Du côté du colza, face à la faible récolte 2019 en Europe, le manque de disponibilité commence à se faire sentir. Les cours de cette graine oléagineuse ont connu une forte hausse ces derniers mois, pour atteindre environ 415 €/t sur Euronext début janvier. Un niveau de prix qui n’avait pas été atteint depuis mars 2017. Le contexte international sur le marché des huiles végétales est un facteur du soutien pour le prix du colza. L’huile de palme, huile concurrente à l’huile de colza pour l’utilisation alimentaire et la production de biodiesel, a connu une envolée des prix au 4ème sur le marché malaisien (+35% entre début octobre et fin décembre 2019). Parallèlement, l’Union européenne a importé la totalité des disponibilités exportables de colza ukrainien.
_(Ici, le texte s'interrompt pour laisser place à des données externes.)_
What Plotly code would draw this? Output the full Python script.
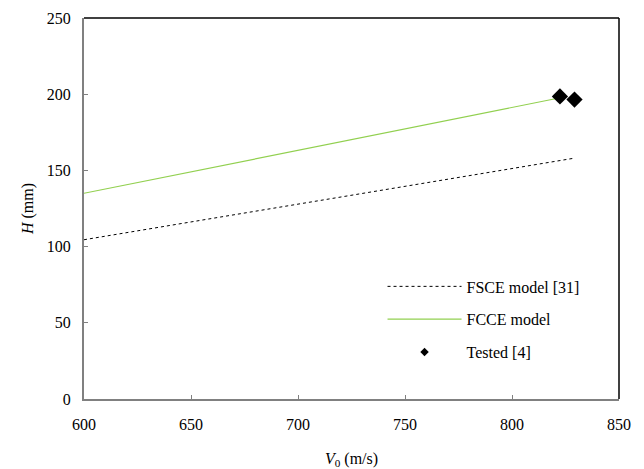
import plotly.graph_objects as go

fsce_x = [600, 829]
fsce_y = [104.5, 158]
fcce_x = [600, 822]
fcce_y = [135, 197.5]
test_x = [822.4, 829.2]
test_y = [198.5, 196.5]

x_ticks = [600, 650, 700, 750, 800, 850]
y_ticks = [0, 50, 100, 150, 200, 250]

font = "Liberation Serif"

fig = go.Figure()
fig.add_trace(go.Scatter(x=fsce_x, y=fsce_y, mode="lines", name="FSCE model [31]",
                         legendgroup="a",
                         line=dict(color="black", width=1, dash="dot")))
fig.add_trace(go.Scatter(x=fcce_x, y=fcce_y, mode="lines", name="FCCE model",
                         legendgroup="b",
                         line=dict(color="#92D050", width=1.2)))
fig.add_trace(go.Scatter(x=test_x, y=test_y, mode="markers", name="Tested [4]",
                         showlegend=False,
                         marker=dict(symbol="diamond", size=12.5, color="black")))
# legend entry with the small legend symbol
fig.add_trace(go.Scatter(x=[None], y=[None], mode="markers", name="Tested [4]",
                         legendgroup="c",
                         marker=dict(symbol="diamond", size=6.5, color="black")))

fig.update_layout(
    width=644, height=469,
    margin=dict(l=84, r=25, t=18, b=70),
    paper_bgcolor="white", plot_bgcolor="white",
    font=dict(family=font, size=16, color="black"),
    showlegend=True,
    legend=dict(x=0.558, y=0.34, xanchor="left", yanchor="top",
                bgcolor="rgba(0,0,0,0)", itemwidth=74, tracegroupgap=9,
                font=dict(family=font, size=16)),
    xaxis=dict(range=[600, 850], tickvals=x_ticks, showgrid=False, zeroline=False,
               showline=True, linecolor="#808080", linewidth=2,
               ticks="inside", ticklen=4, tickcolor="#808080",
               ticklabelstandoff=10, automargin=False,
               tickfont=dict(family=font, size=16),
               title=dict(text="<i>V</i><sub>0</sub> (m/s)", font=dict(family=font, size=16), standoff=22)),
    yaxis=dict(range=[0, 250], tickvals=y_ticks, showgrid=False, zeroline=False,
               showline=True, linecolor="#808080", linewidth=2,
               ticks="inside", ticklen=4, tickcolor="#808080",
               ticklabelstandoff=8, automargin=False,
               tickfont=dict(family=font, size=16),
               title=dict(text="<i>H</i> (mm)", font=dict(family=font, size=16), standoff=9)),
    shapes=[
        dict(type="line", xref="paper", yref="paper", x0=0, x1=1, y0=1, y1=1,
             line=dict(color="black", width=1.5)),
        dict(type="line", xref="paper", yref="paper", x0=1, x1=1, y0=0, y1=1,
             line=dict(color="black", width=1.5)),
    ],
)

fig.write_html("out.html")
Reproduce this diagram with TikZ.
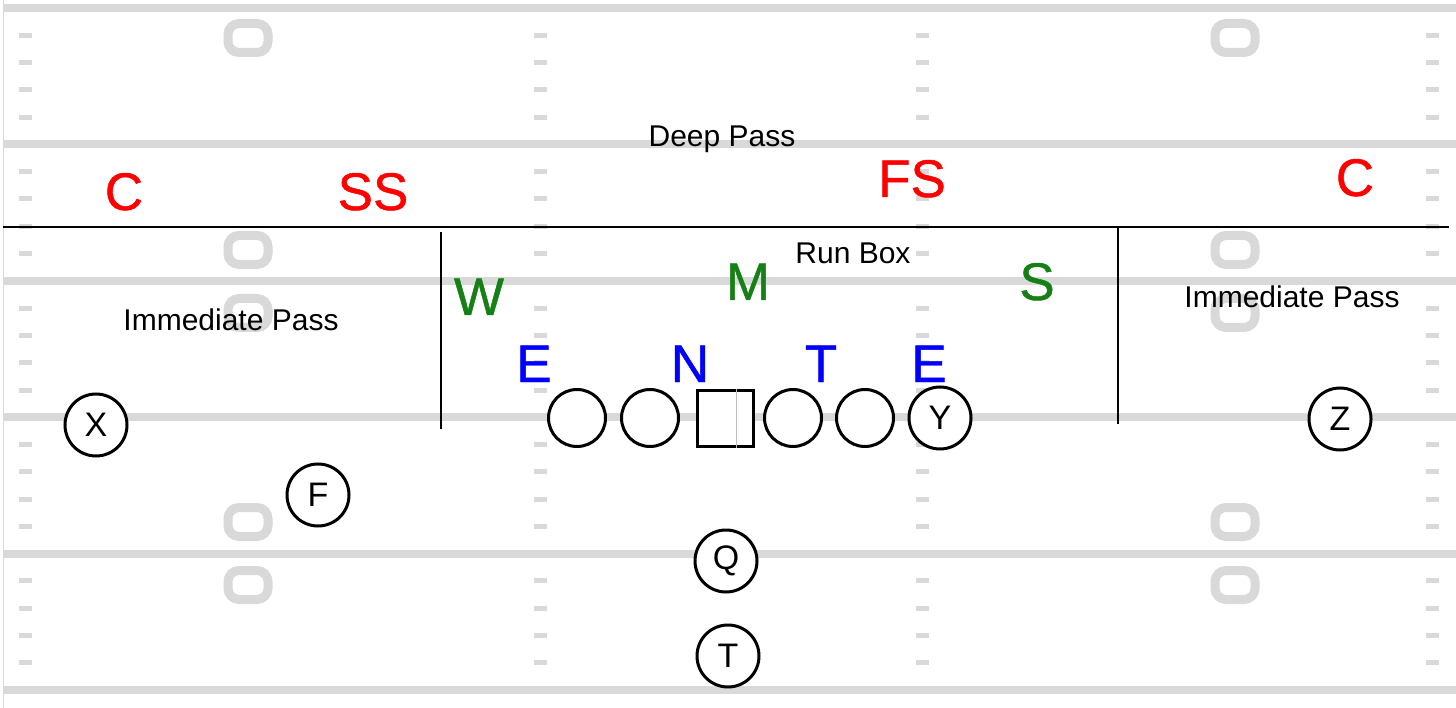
\documentclass[tikz,border=0pt]{standalone}
\usepackage{fontspec}
\setmainfont{Liberation Sans}
\newfontfamily\heavysans[FakeBold=0.9]{Liberation Sans}
\usepackage{tikz}
\definecolor{fieldgray}{RGB}{217,217,217}
\definecolor{defred}{RGB}{255,0,0}
\definecolor{lbgreen}{RGB}{22,128,22}
\definecolor{dlblue}{RGB}{0,0,255}

\begin{document}
\begin{tikzpicture}[x=1pt,y=-1pt,
		yardline/.style={draw=fieldgray,line width=8pt},
		hashmark/.style={fill=fieldgray},
		numberbox/.style={draw=fieldgray,line width=9pt,rounded corners=11pt},
		zoneline/.style={draw=black,line width=2.2pt},
		zonelabel/.style={font=\fontsize{30}{36}\selectfont,anchor=base,inner sep=0pt},
		defender/.style={font=\heavysans\fontsize{53}{60}\selectfont,anchor=base,inner sep=0pt},
		player/.style={fill=white,circle,draw,line width=3pt,minimum size=62pt,inner sep=0pt,font=\fontsize{34}{40}\selectfont},
		lineman/.style={player,minimum size=57pt}]
			\useasboundingbox (0,0) rectangle (1456,708);
			\fill[white] (0,0) rectangle (1456,708);
			% field
			\draw[fieldgray,line width=1pt] (3,0) -- (3,708);
			\foreach \i in {0,...,5}{
				\draw[yardline] (3, {8+136.4*\i}) -- (1456, {8+136.4*\i});
			}
			\foreach \i in {0,...,4}{
				\foreach \k in {1,...,4}{
					\foreach \x in {25,540,922,1432}{
						\fill[hashmark] ({\x-6.5}, {8+136.4*\i+27.3*\k-2.5}) rectangle ++(13,5);
					}
				}
			}
			\foreach \x in {248,1235}{
				\foreach \y in {38,250,313,522,585}{
					\draw[numberbox] ({\x-20}, {\y-14.5}) rectangle ({\x+20}, {\y+14.5});
				}
			}
			% zones
			\draw[zoneline] (3,227) -- (1449,227);
			\draw[zoneline] (441,232) -- (441,429);
			\draw[zoneline] (1118,227) -- (1118,424);
			\node[zonelabel] (deep) at (722,147) {Deep Pass};
			\node[zonelabel] (runbox) at (853,264) {Run Box};
			\node[zonelabel] (immleft) at (231,331) {Immediate Pass};
			\node[zonelabel] (immright) at (1292,308) {Immediate Pass};
			% defense
			\node[defender,text=defred] (cbl) at (124,210) {C};
			\node[defender,text=defred] (ss) at (373,210) {SS};
			\node[defender,text=defred] (fs) at (912,197) {FS};
			\node[defender,text=defred] (cbr) at (1355,196) {C};
			\node[defender,text=lbgreen] (will) at (479,315) {W};
			\node[defender,text=lbgreen] (mike) at (748,300) {M};
			\node[defender,text=lbgreen] (sam) at (1037,300) {S};
			\node[defender,text=dlblue] (endl) at (534,382) {E};
			\node[defender,text=dlblue] (nose) at (690,382) {N};
			\node[defender,text=dlblue] (tack) at (821,382) {T};
			\node[defender,text=dlblue] (endr) at (929,382) {E};
			% offense
			\node[lineman] (lt) at (577,418) {};
			\node[lineman] (lg) at (650,418) {};
			\node[fill=white,draw,line width=3pt,minimum size=56pt,inner sep=0pt] (ctr) at (725,418) {};
			\draw[gray!50,line width=0.8pt] ([xshift=11pt]ctr.north) -- ([xshift=11pt]ctr.south);
			\node[lineman] (rg) at (793,418) {};
			\node[lineman] (rt) at (865,418) {};
			\node[player] (yrec) at (940,418) {Y};
			\node[player] (xrec) at (96,425) {X};
			\node[player] (zrec) at (1340,419) {Z};
			\node[player] (fb) at (318,495) {F};
			\node[player] (qb) at (726,561) {Q};
			\node[player] (tb) at (728,656) {T};
		\end{tikzpicture}
\end{document}
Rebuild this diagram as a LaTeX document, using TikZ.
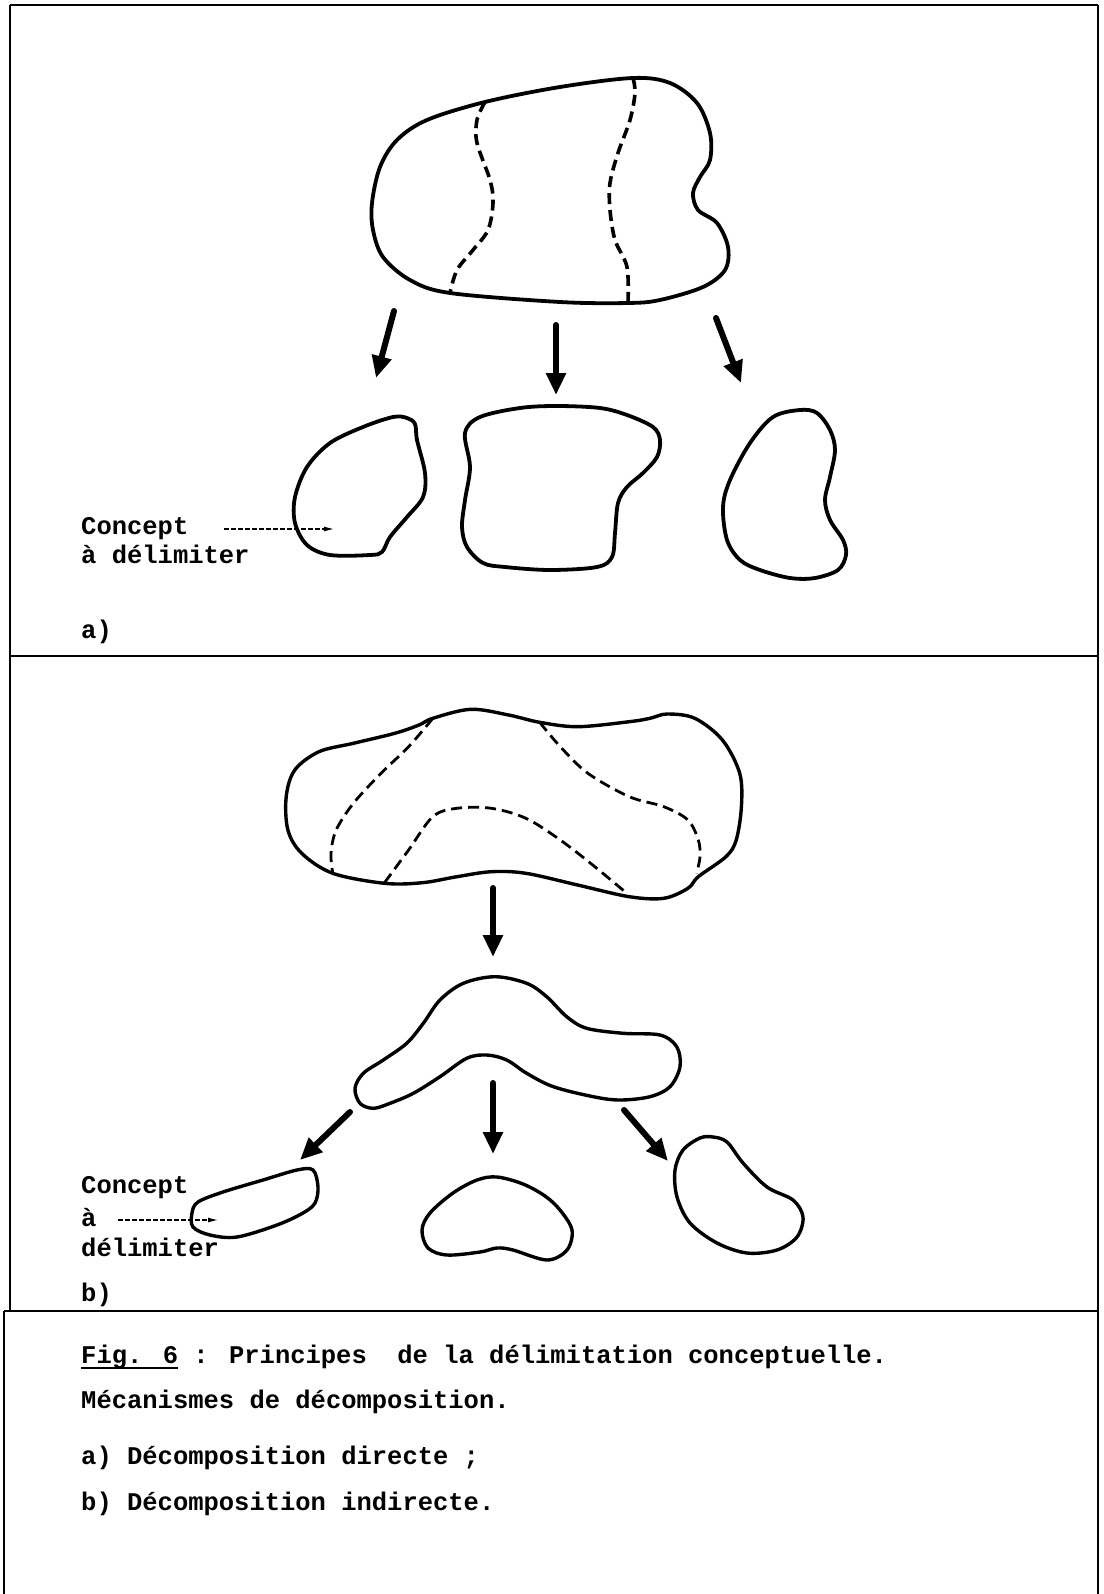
\documentclass[tikz,border=0pt]{standalone}
\usepackage{fontspec}
\newfontfamily\tw{Liberation Mono Bold}
\usetikzlibrary{arrows.meta}
\newcommand{\ulfig}[1]{\setbox0\hbox{#1}\rlap{\raisebox{-6pt}{\rule{\wd0}{1.8pt}}}\box0}
\begin{document}
\begin{tikzpicture}[x=1pt,y=-1pt,
  outline/.style={line width=3.8pt, line join=round},
  outlineb/.style={line width=3.4pt, line join=round},
  dasha/.style={line width=3.6pt, dash pattern=on 11pt off 6pt},
  dashb/.style={line width=2.8pt, dash pattern=on 11pt off 6pt},
  bigarrow/.style={line width=6pt, line cap=round, -{Triangle[length=22pt,width=19pt]}},
  thinarrow/.style={line width=1.1pt, dash pattern=on 5pt off 2pt, -{Latex[length=10pt,width=5pt]}},
  lbl/.style={font=\tw\fontsize{25.5}{30}\selectfont, inner sep=0pt, anchor=base west},
  frame/.style={line width=2.8pt}]
\useasboundingbox (0,0) rectangle (1103,1594);
% frame
\coordinate (tl) at (10,5); \coordinate (tr) at (1098,5);
\coordinate (m1l) at (10,656); \coordinate (m1r) at (1098,656);
\coordinate (m2l) at (10,1311); \coordinate (m2r) at (1098,1311);
\coordinate (m2l2) at (4,1311); \coordinate (bl) at (4,1594); \coordinate (br) at (1098,1594);
\draw[frame] (tl) -- (tr);
\draw[frame] (tl) -- (m2l);
\draw[frame] (tr) -- (br);
\draw[frame] (m1l) -- (m1r);
\draw[frame] (m2l2) -- (m2r);
\draw[frame] (m2l2) -- (bl);

% ---------- panel a ----------
\draw[outline] plot[smooth cycle, tension=0.55] coordinates {
 (372,203) (380,167) (397,140) (427,120) (485,102) (560,87) (633,78) (670,83) (697,103)
 (710,133) (710,160) (700,177) (693,193) (698,210) (717,223) (728,247) (725,270) (703,287)
 (660,300) (628,303) (560,302) (450,293) (410,280) (383,257) (373,230)};
\draw[dasha] plot[smooth, tension=0.55] coordinates {
 (485,102) (477,120) (477,143) (490,180) (493,203) (488,230) (473,250) (457,270) (450,293)};
\draw[dasha] plot[smooth, tension=0.55] coordinates {
 (633,78) (635,93) (630,120) (618,153) (610,183) (610,210) (615,240) (627,267) (628,303)};

\coordinate (a1s) at (394,311); \coordinate (a1e) at (376,378);
\coordinate (a2s) at (556,325); \coordinate (a2e) at (556,395);
\coordinate (a3s) at (716,318); \coordinate (a3e) at (741,383);
\draw[bigarrow] (a1s) -- (a1e);
\draw[bigarrow] (a2s) -- (a2e);
\draw[bigarrow] (a3s) -- (a3e);

\draw[outline] plot[smooth cycle, tension=0.55] coordinates {
 (407,418) (415,424) (417,440) (425,473) (423,497) (407,517) (390,537) (382,552) (370,555)
 (330,555) (307,545) (295,523) (295,497) (307,467) (330,443) (363,427) (393,417)};
\draw[outline] plot[smooth cycle, tension=0.55] coordinates {
 (465,433) (480,417) (520,408) (557,406) (600,408) (627,415) (653,427) (660,440) (657,457)
 (643,473) (627,487) (618,503) (615,533) (612,557) (597,567) (550,570) (505,567) (483,563)
 (467,547) (462,527) (465,500) (470,467)};
\draw[outline] plot[smooth cycle, tension=0.55] coordinates {
 (800,410) (817,413) (830,430) (835,450) (830,477) (825,500) (830,520) (843,540) (846,555)
 (838,570) (815,578) (790,578) (760,570) (740,560) (727,540) (723,507) (730,480) (750,443) (773,417)};

\node[lbl] (ca1) at (81,534) {Concept};
\node[lbl] (ca2) at (81,563) {à délimiter};
\coordinate (cas) at (224,529); \coordinate (cae) at (334,529);
\draw[thinarrow] (cas) -- (cae);
\node[lbl] (la) at (81,638) {a)};

% ---------- panel b ----------
\draw[outlineb] plot[smooth cycle, tension=0.55] coordinates {
 (432.8,718.3) (470.7,709.3) (508.6,715) (539.7,722.3) (577.6,726.7) (629.3,721.7) (650,718.3)
 (667.2,714) (694.8,718.3) (722.4,740) (739.7,773.3) (741.4,806.7) (736.2,840) (725.9,856.7)
 (698.3,876.7) (687.9,888.3) (663.8,898.3) (629.3,896.7) (577.6,885) (525.9,873.3) (491.4,871.7)
 (456.9,876.7) (422.4,882.7) (384.5,883.3) (332.8,873.3) (301.7,853.3) (287.9,830) (286.2,796.7)
 (294.8,770) (319,751.7) (353.4,743.3) (394.8,733.3) (419,725)};
\draw[dashb] plot[smooth, tension=0.55] coordinates {
 (432.8,718.3) (408.6,746.7) (381,773.3) (353.4,803.3) (336.2,830) (331,853.3) (332.8,873.3)};
\draw[dashb] plot[smooth, tension=0.55] coordinates {
 (539.7,722.3) (560.3,746.7) (587.9,773.3) (629.3,796.7) (663.8,806.7) (687.9,820) (698.3,840)
 (700,856.7) (696.6,873.3)};
\draw[dashb] plot[smooth, tension=0.55] coordinates {
 (384.5,882.7) (408.6,850) (432.8,816.7) (456.9,808.3) (491.4,808.3) (525.9,818.3) (560.3,840)
 (594.8,866.7) (627.6,894)};

\coordinate (b0s) at (493,888); \coordinate (b0e) at (493,957);
\draw[bigarrow] (b0s) -- (b0e);

\draw[outlineb] plot[smooth cycle, tension=0.55] coordinates {
 (495,976.7) (526.7,983.3) (546.7,996.7) (566.7,1016.7) (586.7,1028.3) (623.3,1033.3) (660,1035)
 (676.7,1046.7) (680,1066.7) (670,1086.7) (650,1096.7) (620,1100) (593.3,1096.7) (553.3,1086.7)
 (526.7,1073.3) (506.7,1060) (486.7,1055) (466.7,1058.3) (440,1076.7) (413.3,1093.3) (390,1103.3)
 (373.3,1108.3) (360,1103.3) (355,1088.3) (363.3,1073.3) (383.3,1060) (406.7,1043.3) (423.3,1023.3)
 (440,1000) (463.3,983.3)};

\coordinate (b1s) at (350,1112); \coordinate (b1e) at (300,1160);
\coordinate (b2s) at (493,1083); \coordinate (b2e) at (493,1154);
\coordinate (b3s) at (624,1110); \coordinate (b3e) at (668,1161);
\draw[bigarrow] (b1s) -- (b1e);
\draw[bigarrow] (b2s) -- (b2e);
\draw[bigarrow] (b3s) -- (b3e);

\draw[outlineb] plot[smooth cycle, tension=0.55] coordinates {
 (313,1170) (318,1187) (315,1203) (303,1213) (277,1225) (237,1237) (210,1235) (193,1227)
 (192,1213) (198,1202) (223,1192) (263,1180) (297,1170)};
\draw[outlineb] plot[smooth cycle, tension=0.55] coordinates {
 (497,1177) (523,1184) (545,1196) (560,1210) (572,1230) (567,1250) (547,1260) (513,1250)
 (497,1248) (480,1252) (447,1255) (428,1248) (422,1230) (430,1213) (453,1193) (477,1180)};
\draw[outlineb] plot[smooth cycle, tension=0.55] coordinates {
 (713,1137) (727,1142) (743,1163) (767,1187) (793,1200) (803,1217) (797,1237) (777,1250)
 (747,1253) (717,1243) (690,1223) (677,1197) (675,1170) (683,1150) (700,1138)};

\node[lbl] (cb1) at (81,1193) {Concept};
\node[lbl] (cb2) at (81,1226) {à};
\node[lbl] (cb3) at (81,1256) {délimiter};
\coordinate (cbs) at (118,1220); \coordinate (cbe) at (218,1220);
\draw[thinarrow] (cbs) -- (cbe);
\node[lbl] (lb) at (81,1301) {b)};

% ---------- caption ----------
\node[lbl] (cap1) at (81,1363) {\ulfig{Fig. 6}\ : Principes\ \ de la délimitation conceptuelle.};
\node[lbl] (cap2) at (81,1408) {Mécanismes de décomposition.};
\node[lbl] (cap3) at (81,1464) {a) Décomposition directe ;};
\node[lbl] (cap4) at (81,1510) {b) Décomposition indirecte.};
\end{tikzpicture}
\end{document}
Elle doit maintenant se tourner vers l’origine canadienne pour approvisionner le marché communautaire, mais pour une offre OGM… Une situation qui sera particulièrement à surveiller pour les filières laitières avec cahier des charges « sans OGM ». Dans ce contexte, les cotations du tourteau de colza ont enregistré une hausse de 14% au 4ème trimestre (marché de Rouen).

Les perspectives pour la récolte 2020 du colza ne montrent pas de détente de la situation à l’échelle de la France. Comme pour le blé, les surfaces semées au titre de la récolte 2020 baissent encore selon Agreste (-27% par rapport à la moyenne 2015-2019). Les conditions sèches au moment des semis (fin d’été), couplées à l’interdiction récente de certains pesticides, ont contribué à une réduction significative de l’assolement de colza français ces dernières années.